- _WHAT YOU NEED TO DO_
Leave the pictures out, and retype all of the material exactly as written.

- _SUPPLIED DATA_

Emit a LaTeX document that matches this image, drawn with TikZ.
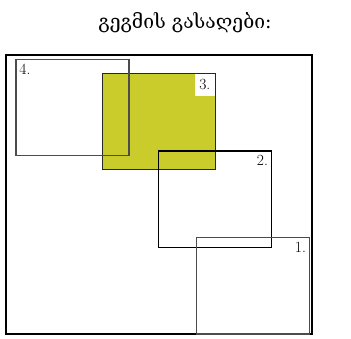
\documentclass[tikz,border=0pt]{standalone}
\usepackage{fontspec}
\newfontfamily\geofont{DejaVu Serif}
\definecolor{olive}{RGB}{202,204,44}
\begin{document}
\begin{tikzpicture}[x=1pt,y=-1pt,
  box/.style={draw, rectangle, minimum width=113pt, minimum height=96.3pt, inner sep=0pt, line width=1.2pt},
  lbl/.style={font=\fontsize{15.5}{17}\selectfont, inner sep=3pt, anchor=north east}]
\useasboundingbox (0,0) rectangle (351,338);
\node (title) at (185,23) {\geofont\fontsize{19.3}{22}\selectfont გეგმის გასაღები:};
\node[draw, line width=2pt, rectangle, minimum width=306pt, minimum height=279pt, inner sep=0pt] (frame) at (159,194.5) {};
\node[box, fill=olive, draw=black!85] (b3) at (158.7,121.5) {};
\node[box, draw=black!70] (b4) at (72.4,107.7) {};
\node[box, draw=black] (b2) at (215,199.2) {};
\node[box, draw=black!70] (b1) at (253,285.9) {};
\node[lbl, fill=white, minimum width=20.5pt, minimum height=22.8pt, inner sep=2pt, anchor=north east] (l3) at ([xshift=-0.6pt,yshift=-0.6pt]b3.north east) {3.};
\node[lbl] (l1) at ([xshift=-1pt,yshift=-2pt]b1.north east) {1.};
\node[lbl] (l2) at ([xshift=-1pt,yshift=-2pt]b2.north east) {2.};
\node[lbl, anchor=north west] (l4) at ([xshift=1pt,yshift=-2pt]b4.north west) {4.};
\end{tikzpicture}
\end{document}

- _COMPLETED EXERCISE_
Emit a LaTeX document that matches this image, drawn with TikZ.
\documentclass[tikz,border=0pt]{standalone}
\usepackage{fontspec}
\newfontfamily\geofont{DejaVu Serif}
\definecolor{olive}{RGB}{202,204,44}
\begin{document}
\begin{tikzpicture}[x=1pt,y=-1pt,
  box/.style={draw, rectangle, minimum width=113pt, minimum height=96.3pt, inner sep=0pt, line width=1.2pt},
  lbl/.style={font=\fontsize{15.5}{17}\selectfont, inner sep=3pt, anchor=north east}]
\useasboundingbox (0,0) rectangle (351,338);
\node (title) at (185,23) {\geofont\fontsize{19.3}{22}\selectfont გეგმის გასაღები:};
\node[draw, line width=2pt, rectangle, minimum width=306pt, minimum height=279pt, inner sep=0pt] (frame) at (159,194.5) {};
\node[box, fill=olive, draw=black!85] (b3) at (158.7,121.5) {};
\node[box, draw=black!70] (b4) at (72.4,107.7) {};
\node[box, draw=black] (b2) at (215,199.2) {};
\node[box, draw=black!70] (b1) at (253,285.9) {};
\node[lbl, fill=white, minimum width=20.5pt, minimum height=22.8pt, inner sep=2pt, anchor=north east] (l3) at ([xshift=-0.6pt,yshift=-0.6pt]b3.north east) {3.};
\node[lbl] (l1) at ([xshift=-1pt,yshift=-2pt]b1.north east) {1.};
\node[lbl] (l2) at ([xshift=-1pt,yshift=-2pt]b2.north east) {2.};
\node[lbl, anchor=north west] (l4) at ([xshift=1pt,yshift=-2pt]b4.north west) {4.};
\end{tikzpicture}
\end{document}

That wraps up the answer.